This book first arose out of a passage in Borges, out of the laughter that shattered, as I read the passage, all the familiar landmarks of my thought — our thought, the thought that bears the stamp of our age and our geography — breaking up all the ordered surfaces and all the planes with which we are accustomed to tame the wild profusion of existing things, and continuing long afterwards to disturb and threaten with collapse our age-old distinction between the Same and the Other. This passage quotes a ‘certain Chinese encyclopaedia’ in which it is written that ‘animals are divided into: (a) belonging to the Emperor, (b) embalmed, (c) tame, (d) sucking pigs, (e) sirens, (f) fabulous, (g) stray dogs, (h) included in the present classification, (i) frenzied, (j) innumerable, (k) drawn with a very fine camelhair brush, (l) et cetera, (m) having just broken the water pitcher, (n) that from a long way off look like flies’. In the wonderment of this taxonomy, the thing we apprehend in one great leap, the thing that, by means of the fable, is demonstrated as the exotic charm of another system of thought, is the limitation of our own, the stark impossibility of thinking that.
This introductory passage from Foucault’s The Order of Things
came to mind this morning as I was listening to Michael Horton and Doug Wilson debate the relative merits of the ‘Federal Vision’
. A considerable portion of the conversation was occupied with attempts to clearly articulate the manner in which the threefold uses of the Law were understood and with attempts to rigorously distinguish Law from Gospel.
I have heard this sort of thing hundreds of times before. However, this morning I was suddenly struck with how totally bizarre this way of speaking about the Law now sounds to my ears. Whether we are talking about the careful classification of the Law into ‘three divisions’ (moral, civil, ceremonial) or the discernment of the correct use of the Law (having already outlined the three uses and their relative positions of priority) in bringing it to bear upon the individual or the dividing practices whereby we maintain the Law-Gospel distinction, this entire conceptual structure seems quite ill-suited to actually getting at the heart of what the Apostle Paul was on about.
Even if one were able to successfully divide up the Law into three distinct parts, completely distinguish Law from Gospel and identify three different uses of the Law (which I doubt), this entire structure seems doomed from the outset to enshroud the text of Scripture in a deep fog. Operating in terms of such a scheme one will continually be interrogating the text with the wrong questions. I recall an occasion when I sat in on a seminary lecture on the subject of Galatians, where such a manner of treating the text was very much in evidence. Almost no single point of exegesis escaped its effects. The validity of the scheme was taken as self-evident, but I doubt that they realized how powerfully such an understanding of the Law can skew your reading of the text.
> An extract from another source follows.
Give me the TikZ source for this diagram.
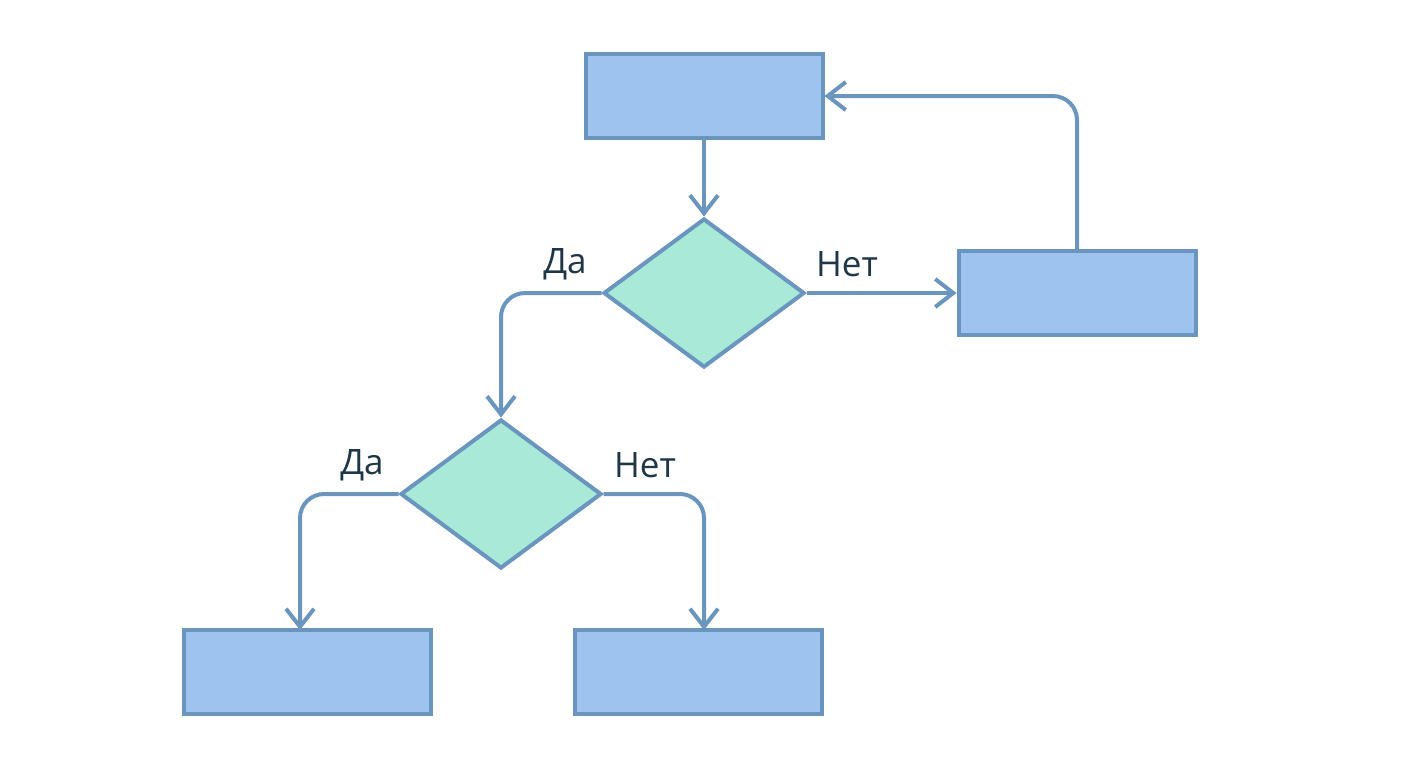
\documentclass[tikz,border=0pt]{standalone}
\usepackage{fontspec}
\setmainfont{Open Sans}
\usetikzlibrary{shapes.geometric, arrows.meta, positioning}
\definecolor{boxfill}{HTML}{9EC3EE}
\definecolor{diafill}{HTML}{A9E9D8}
\definecolor{edgeblue}{HTML}{6A95BE}
\definecolor{labeltext}{HTML}{1F3646}

\begin{document}
\begin{tikzpicture}[x=0.5pt, y=-0.5pt,
        block/.style={rectangle, draw=edgeblue, fill=boxfill, line width=2pt,
            minimum width=118.5pt, minimum height=42pt, inner sep=0pt},
        wideblock/.style={block, minimum width=123.5pt},
        decision/.style={diamond, draw=edgeblue, fill=diafill, line width=2pt,
            minimum width=100.5pt, minimum height=74.5pt, inner sep=0pt},
        flow/.style={draw=edgeblue, line width=2pt, rounded corners=12pt,
            -{Straight Barb[length=9pt, width=14pt, line width=2pt]}},
        answer/.style={text=labeltext, font=\fontsize{17.5}{20}\selectfont}]
    \useasboundingbox (0,0) rectangle (1408,768);

    \node[block] (start) at (704,96) {};
    \node[decision] (d1) at (704,293) {};
    \node[block] (retry) at (1077,293) {};
    \node[decision] (d2) at (501,494) {};
    \node[wideblock] (yes) at (307.5,672) {};
    \node[wideblock] (no) at (698.5,672) {};

    \coordinate (yesin) at (300,630);
    \coordinate (noin) at (704,630);

    \draw[flow] (start) -- (d1);
    \draw[flow] (d1.west) -| (d2.north);
    \draw[flow] (d1.east) -- (retry.west);
    \draw[flow] (retry.north) |- (start.east);
    \draw[flow] (d2.west) -| (yesin);
    \draw[flow] (d2.east) -| (noin);

    \node[answer] (l1) at (565,264) {Да};
    \node[answer] (l2) at (847,264) {Нет};
    \node[answer] (l3) at (362,465) {Да};
    \node[answer] (l4) at (645,465) {Нет};
\end{tikzpicture}
\end{document}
Wilson seemed happy to grant Horton the validity of such a framework for speaking about the Law, but I sometimes wonder whether it would be best to challenge the framework directly. Wilson was also willing to grant ‘stipulated definitions’ of such things as ‘grace’, which differed from his own. I see no reason to resist such differing definitions entirely. However, these ‘stipulated definitions’ quickly pile up and, after a while, you find that when you start trying to operate using scriptural categories and definitions you get condemned as an unconfessional heretic. The 'stipulated definitions' also tend to encroach into areas where they do not belong.
The problem is that the Law (as this term is employed in Scripture) is not some timeless and universally applicable set of moral principles contained in the Decalogue. The Law came at a particular time in history (e.g. Romans 5:13-14), it was given to a particular nation and it included a system of sacrifices and many other commandments (but not just commandments) besides those in the Decalogue (even the Decalogue is not some static deposit — compare Exodus 20 and Deuteronomy 5). When the Law is spoken of in Scripture, it is generally spoken of as a particular covenant document (or set of Scriptures) and a particular covenant order. If we persist in speaking of the Law in the manner that many Reformed people are inclined to do we will only confuse ourselves when we read Paul.
The Gospel is essentially the declaration that Jesus is Lord, not the mere promise of grace and forgiveness through Christ. By its very character the Gospel summons us to believing allegiance — the obedience of faith. In some sense one might speak of sharp distinctions between the Law and the Gospel, but they are not where most people think that they are. The Law-Gospel antithesis (if we dare speak of such a thing) in Scripture is between two gracious covenant orders, one of which has been rendered defunct by the other. Is it not
a timeless opposition between two principles, one of promise and one of command.
It seems to me that, if we really desire to understand Paul correctly, it is high time that we take this bull by the horns. This may be traditional Protestant language, but when applied to Paul it is terribly misleading. Whilst it is important to keep faith with the tradition, keeping faith with the Scriptures is far more important.